Oh, to Be a Kid Today!

Oh, if only our childhood vacations had been filled with movies like the ones kids get today, instead of the usual old stuff. Childhood would have been different. We might have grown up differently, maybe even learned how to defend ourselves instead of being caught off guard. So, lucky kids of today, enjoy your vacations with movies like “Eight Legged Freaks” and “Stuart Little 2.” Take note of how to protect us poor, aging folks when you grow up!

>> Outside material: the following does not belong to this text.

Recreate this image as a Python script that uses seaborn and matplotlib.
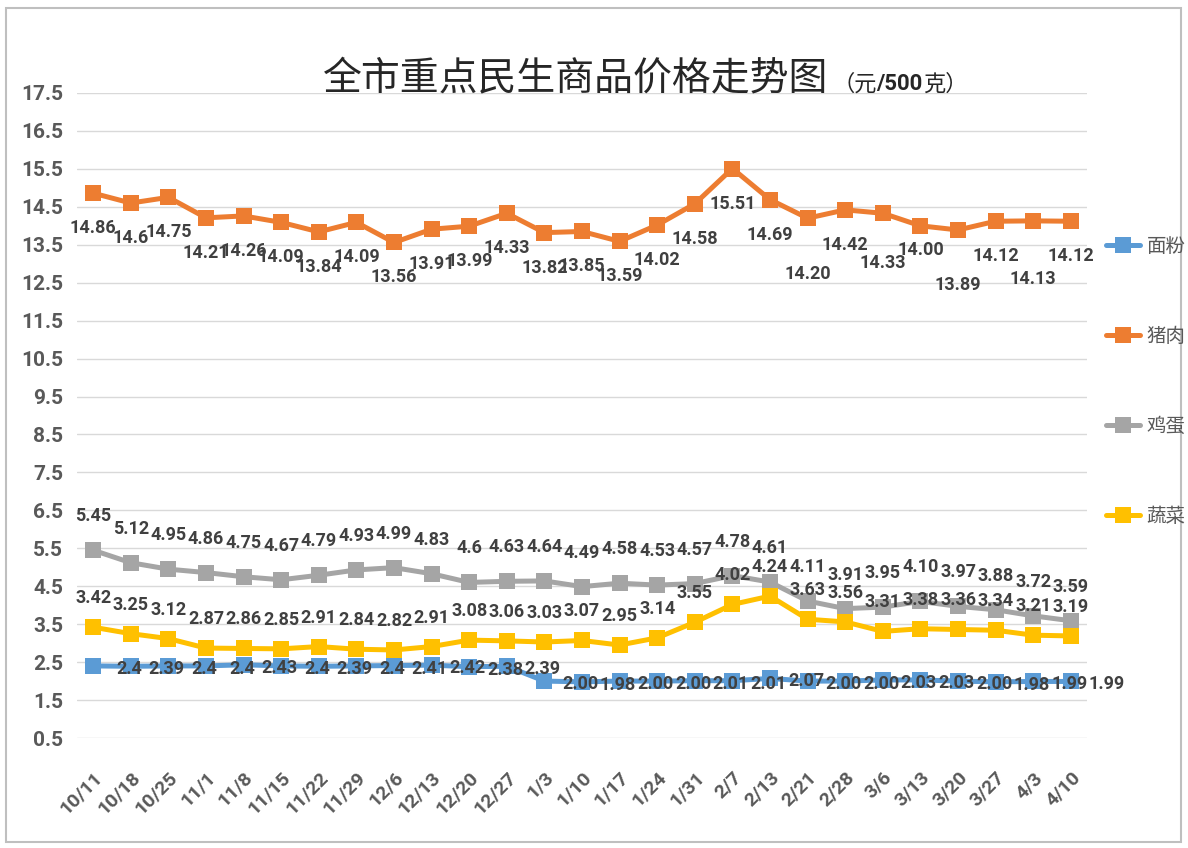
import numpy as np
import pandas as pd
import seaborn as sns
import matplotlib.pyplot as plt
from matplotlib.lines import Line2D
from matplotlib.patches import Rectangle

# ---------------- data ----------------
dates = ["10/11", "10/18", "10/25", "11/1", "11/8", "11/15", "11/22", "11/29",
         "12/6", "12/13", "12/20", "12/27", "1/3", "1/10", "1/17", "1/24", "1/31",
         "2/7", "2/13", "2/21", "2/28", "3/6", "3/13", "3/20", "3/27", "4/3", "4/10"]
flour = [2.4, 2.39, 2.4, 2.4, 2.43, 2.4, 2.39, 2.4, 2.41, 2.42, 2.38, 2.39,
         2.00, 1.98, 2.00, 2.00, 2.01, 2.01, 2.07, 2.00, 2.00, 2.03, 2.03, 2.00,
         1.98, 1.99, 1.99]
pork = [14.86, 14.6, 14.75, 14.21, 14.26, 14.09, 13.84, 14.09, 13.56, 13.91,
        13.99, 14.33, 13.82, 13.85, 13.59, 14.02, 14.58, 15.51, 14.69, 14.20,
        14.42, 14.33, 14.00, 13.89, 14.12, 14.13, 14.12]
egg = [5.45, 5.12, 4.95, 4.86, 4.75, 4.67, 4.79, 4.93, 4.99, 4.83, 4.6, 4.63,
       4.64, 4.49, 4.58, 4.53, 4.57, 4.78, 4.61, 4.11, 3.91, 3.95, 4.10, 3.97,
       3.88, 3.72, 3.59]
veg = [3.42, 3.25, 3.12, 2.87, 2.86, 2.85, 2.91, 2.84, 2.82, 2.91, 3.08, 3.06,
       3.03, 3.07, 2.95, 3.14, 3.55, 4.02, 4.24, 3.63, 3.56, 3.31, 3.38, 3.36,
       3.34, 3.21, 3.19]
items = ["面粉", "猪肉", "鸡蛋", "蔬菜"]
yticks = np.arange(0.5, 18.0, 1.0)
title = "全市重点民生商品价格走势图"
unit_parts = ["（元", "/500", "克）"]

series = dict(zip(items, [flour, pork, egg, veg]))
df = pd.DataFrame([
    {"idx": i, "date": d, "item": name, "price": v}
    for name, vals in series.items() for i, (d, v) in enumerate(zip(dates, vals))
])

# ---------------- style ----------------
colors = ["#5B9BD5", "#ED7D31", "#A5A5A5", "#FFC000"]
sns.set_theme(style="white")
plt.rcParams["font.family"] = ["Noto Sans CJK SC", "DejaVu Sans"]
num_font = ["Roboto", "DejaVu Sans"]

W, H = 1188, 848
fig = plt.figure(figsize=(W / 100, H / 100), dpi=100)
fig.patch.set_facecolor("white")
ax = fig.add_axes([77 / W, 1 - 738 / H, (1087 - 77) / W, (738 - 93) / H])

sns.lineplot(data=df, x="idx", y="price", hue="item", hue_order=items,
             palette=colors, style="item", style_order=items,
             markers=["s"] * 4, dashes=False, markersize=12, linewidth=3.6,
             markeredgewidth=0, ax=ax, legend=False, sort=False)

ax.set_xlim(-0.43, 26.43)
ax.set_ylim(0.5, 17.5)
ax.set_yticks(yticks)
ax.set_yticklabels([f"{t:.1f}" for t in yticks])
ax.set_xticks(range(len(dates)))
ax.set_xticklabels(dates, rotation=45, ha="right", rotation_mode="anchor")
ax.set_xlabel("")
ax.set_ylabel("")
for s in ax.spines.values():
    s.set_visible(False)
ax.grid(axis="y", color="#D9D9D9", linewidth=1.0)
ax.grid(axis="x", visible=False)
ax.set_axisbelow(True)
ax.tick_params(axis="both", length=0)
ax.tick_params(axis="y", pad=10)
ax.tick_params(axis="x", pad=22)
for lab in ax.get_yticklabels():
    lab.set_fontfamily(num_font)
    lab.set_fontweight("bold")
    lab.set_fontsize(15)
    lab.set_color("#595959")
for lab in ax.get_xticklabels():
    lab.set_fontfamily(num_font)
    lab.set_fontweight("bold")
    lab.set_fontsize(14)
    lab.set_color("#595959")

# ---------------- data labels ----------------
def fmt(i, v):
    return f"{v:g}" if i < 12 else f"{v:.2f}"

lab_kw = dict(textcoords="offset pixels", fontsize=13, fontweight="bold",
              color="#404040", fontfamily=num_font, zorder=10,
              ha="center", va="center", annotation_clip=False)
pork_dy = {19: -56, 21: -50, 22: -24, 23: -55, 25: -58}
for i, v in enumerate(pork):
    ax.annotate(fmt(i, v), (i, v), xytext=(0, pork_dy.get(i, -35)), **lab_kw)
for i, v in enumerate(egg):
    ax.annotate(fmt(i, v), (i, v), xytext=(0, 34), **lab_kw)
for i, v in enumerate(veg):
    ax.annotate(fmt(i, v), (i, v), xytext=(0, 29), **lab_kw)
for i, v in enumerate(flour):
    ax.annotate(fmt(i, v), (i, v), xytext=(36, -3), **lab_kw)

# ---------------- legend ----------------
handles = [Line2D([0], [0], color=c, lw=3.6, marker="s", markersize=11,
                  markeredgewidth=0) for c in colors]
leg = fig.legend(handles, items, loc="upper left",
                 bbox_to_anchor=(1096 / W, 1 - 226 / H), frameon=False,
                 handlelength=1.75, handletextpad=0.35, labelspacing=3.55,
                 borderpad=0, prop={"family": "Noto Sans CJK SC", "size": 14})
for t in leg.get_texts():
    t.set_color("#595959")

# ---------------- title ----------------
fig.text(828 / W, 1 - 78 / H, title, ha="right", va="center",
         fontsize=28, color="#262626", fontfamily="Noto Sans CJK SC")
renderer = fig.canvas.get_renderer()
x_px = 832
for part in unit_parts:
    bold = part.startswith("/")
    t = fig.text(x_px / W, 1 - 84 / H, part, ha="left", va="center",
                 fontsize=16, color="#262626",
                 fontweight="bold" if bold else "normal",
                 fontfamily=(num_font if bold
                             else ["Noto Sans CJK SC", "DejaVu Sans"]))
    x_px += t.get_window_extent(renderer).width

# ---------------- outer border ----------------
fig.add_artist(Rectangle((6 / W, 1 - 842 / H), (1181 - 6) / W, (842 - 8) / H,
                         transform=fig.transFigure, fill=False,
                         edgecolor="#BFBFBF", linewidth=1.5))

fig.savefig("out.png", dpi=100, facecolor="white")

Eight Legged Freaks: A Nostalgic Horror Comedy

Eight Legged Freaks Movie Still

“Eight Legged Freaks,” directed by Ellory Elkayem, is definitely geared towards older kids and teens. Many describe it as a parody of those cheesy “B” horror movies from the 1950s. I think it’s more than that. Sure, the plot revolves around a mutation at a spider farm in a small town, unleashing hordes of giant spiders on the unsuspecting populace. And, yes, a nerdy kid who loves science is constantly watching those very “B” movies on TV.

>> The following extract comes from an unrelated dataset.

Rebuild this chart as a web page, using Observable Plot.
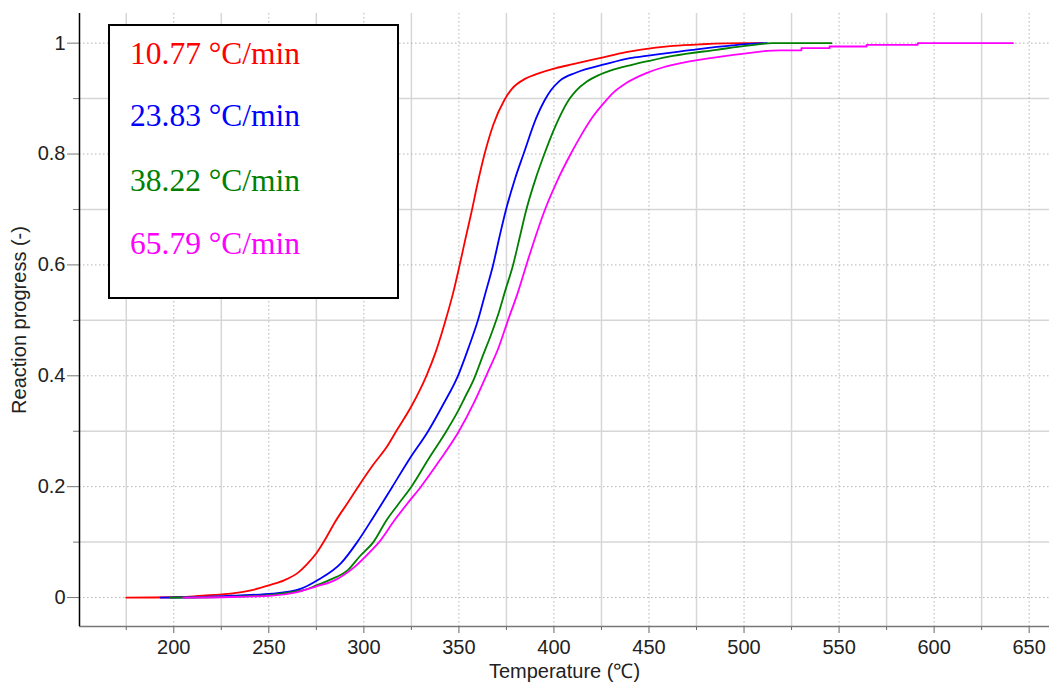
<!DOCTYPE html>
<html>
<head>
<meta charset="utf-8">
<script src="https://cdn.jsdelivr.net/npm/d3@7"></script>
<script src="https://cdn.jsdelivr.net/npm/@observablehq/plot@0.6"></script>
<style>
  html, body { margin: 0; padding: 0; background: white; }
  #wrap { position: relative; width: 1049px; height: 684px; }
  #legend {
    position: absolute; left: 108px; top: 24px; width: 291px; height: 275px;
    box-sizing: border-box; border: 2px solid black; background: white;
    font-family: "Liberation Serif", "Times New Roman", serif; font-size: 31.5px;
  }
  #legend div { position: absolute; left: 20px; line-height: 1; white-space: nowrap; }
</style>
</head>
<body>
<div id="wrap"></div>
<script>
// ---- data ----
const seriesNames = ["10.77 °C/min", "23.83 °C/min", "38.22 °C/min", "65.79 °C/min"];
const seriesColors = ["#ff0000", "#0000ff", "#008000", "#ff00ff"];

const red = [
  [175,0],[205,0.001],[217,0.004],[230,0.007],[240.6,0.013],[250,0.022],[258,0.031],
  [265.4,0.045],[270,0.06],[275,0.08],[280,0.107],[284.6,0.135],[291.7,0.172],[297,0.2],
  [305,0.24],[311.9,0.271],[317,0.3],[325,0.345],[332.9,0.4],[338,0.445],[343.4,0.505],
  [347,0.55],[350.4,0.6],[353.5,0.648],[356.6,0.695],[359.7,0.745],[363.5,0.8],[368,0.852],
  [374,0.898],[378,0.918],[385,0.936],[390.7,0.944],[401,0.955],[410,0.962],
  [424,0.973],[438,0.984],[445,0.988],[462.5,0.995],[478,0.998],[501,1.0],[510,1.0]
];
const blue = [
  [193,0],[215,0.001],[235,0.004],[252,0.007],[267,0.016],[276,0.032],[288,0.062],
  [296.5,0.1],[305,0.145],[315,0.2],[324,0.25],[333.8,0.3],[342,0.35],[349.5,0.4],
  [355,0.45],[360,0.5],[364,0.55],[368,0.6],[371.3,0.65],[374.8,0.7],[379.2,0.752],
  [384,0.8],[390.8,0.866],[395.1,0.897],[398.4,0.915],[403,0.932],[411.8,0.947],
  [427,0.962],[440,0.973],[448.6,0.977],[473,0.988],[494,0.996],[505,0.999],[512,1.0]
];
const green = [
  [198,0],[225,0.001],[249,0.004],[262,0.01],[269,0.014],[275,0.022],[282,0.032],
  [291.7,0.05],[298,0.075],[305,0.1],[312,0.14],[318,0.168],[325,0.2],[334,0.25],
  [343.4,0.3],[349,0.333],[353,0.36],[358,0.395],[363,0.44],[367,0.475],[370.6,0.51],
  [374.5,0.555],[378.5,0.6],[382,0.65],[385.5,0.7],[390.5,0.757],[395.5,0.805],
  [399.5,0.84],[403,0.867],[408.3,0.9],[411.8,0.915],[417,0.93],[424,0.943],[430,0.951],
  [441,0.961],[450,0.968],[462.6,0.977],[485.5,0.988],[503,0.996],[515,1.0],[546,1.0]
];
const magenta = [
  [205,0],[230,0.001],[250,0.003],[265,0.01],[275,0.02],[284.6,0.031],[295,0.055],
  [304,0.085],[308,0.1],[316,0.139],[323,0.17],[330,0.2],[340,0.248],[350,0.3],
  [358,0.352],[365,0.405],[371,0.452],[375.8,0.5],[381,0.55],[385.5,0.6],[390.2,0.65],
  [395.3,0.7],[401.5,0.75],[408.8,0.8],[414.5,0.835],[420.6,0.868],[427,0.895],
  [431,0.91],[438,0.928],[448.6,0.946],[458,0.957],[468,0.965],[490.7,0.977],[511.7,0.986]
];
const magentaTail = [
  [511.7,0.986],[518.8,0.987],[530.2,0.987],[530.2,0.991],[545,0.991],[545,0.994],
  [564.5,0.994],[564.5,0.997],[591.4,0.997],[591.4,1.0],[641.5,1.0]
];

const xMajor = [200,250,300,350,400,450,500,550,600,650];
const xMinor = [175,225,275,325,375,425,475,525,575,625];
const yMajor = [0,0.2,0.4,0.6,0.8,1];
const yMinor = [0.1,0.3,0.5,0.7,0.9];
const xDomain = [150.4, 660.7];
const yDomain = [-0.0522, 1.0535];

const toRows = (arr, i) => arr.map(([T, a]) => ({T, a, s: seriesNames[i]}));
const rows = [red, blue, green, magenta].flatMap(toRows);
const tailRows = toRows(magentaTail, 3);

const font = "'Liberation Sans', Arial, sans-serif";

const chart = Plot.plot({
  width: 1049, height: 684,
  marginLeft: 79, marginRight: 0, marginTop: 13, marginBottom: 58,
  x: {domain: xDomain},
  y: {domain: yDomain},
  color: {domain: seriesNames, range: seriesColors},
  style: {fontFamily: font, fontSize: "20px", background: "white", color: "#222"},
  marks: [
    Plot.ruleX(xMinor, {stroke: "#d6d6d6", strokeWidth: 1.5}),
    Plot.ruleY(yMinor, {stroke: "#d6d6d6", strokeWidth: 1.5}),
    Plot.ruleX(xMajor, {stroke: "#b4b4b4", strokeDasharray: "1.5,2.5"}),
    Plot.ruleY(yMajor, {stroke: "#b4b4b4", strokeDasharray: "1.5,2.5"}),
    Plot.line(rows, {x: "T", y: "a", z: "s", stroke: "s", strokeWidth: 1.8, curve: "monotone-x"}),
    Plot.line(tailRows, {x: "T", y: "a", z: "s", stroke: "s", strokeWidth: 1.8, curve: "linear"}),
    Plot.axisX(xMajor, {tickSize: 7, tickPadding: 6, stroke: "#666", fill: "#222",
      fontSize: 20, fontFamily: font, tickFormat: d => String(d),
      label: "Temperature (℃)", labelArrow: "none", labelAnchor: "center", labelOffset: 51}),
    Plot.axisX(xMinor, {tickSize: 4, tickFormat: () => "", stroke: "#666", label: null}),
    Plot.axisY(yMajor, {tickSize: 12, tickPadding: 2, stroke: "#777", fill: "#222",
      fontSize: 20, fontFamily: font, tickFormat: d => String(d),
      label: "Reaction progress (-)", labelArrow: "none", labelAnchor: "center", labelOffset: 68}),
    Plot.axisY(yMinor, {tickSize: 6, tickFormat: () => "", stroke: "#777", label: null}),
    Plot.ruleY([yDomain[0]], {stroke: "#777", strokeWidth: 1.5}),
    Plot.ruleX([xDomain[0]], {stroke: "#000", strokeWidth: 1.5})
  ]
});

const wrap = document.getElementById("wrap");
wrap.appendChild(chart);

const legend = document.createElement("div");
legend.id = "legend";
const tops = [12, 74, 139, 202];
seriesNames.forEach((name, i) => {
  const d = document.createElement("div");
  d.textContent = name;
  d.style.color = seriesColors[i];
  d.style.top = tops[i] + "px";
  legend.appendChild(d);
});
wrap.appendChild(legend);
</script>
</body>
</html>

But the parody goes deeper, poking fun at the whole “American Dream” ideal, the idealized version of small-town life from the 50s. There’s a corrupt mayor, a Jewish barber, the ever-present Aunt Gladys with her dog, rebellious teenagers, and striking miners – they’re all characters as much as the spiders are. The film touches on dark pasts, a couple of love stories, and the usual everyday squabbles. The mortal danger unites the town, they defeat the spiders on their own, the mayor meets his end in hairy spider legs, the lovers find each other, and so on. Bring on the aliens or even the government, they’re ready.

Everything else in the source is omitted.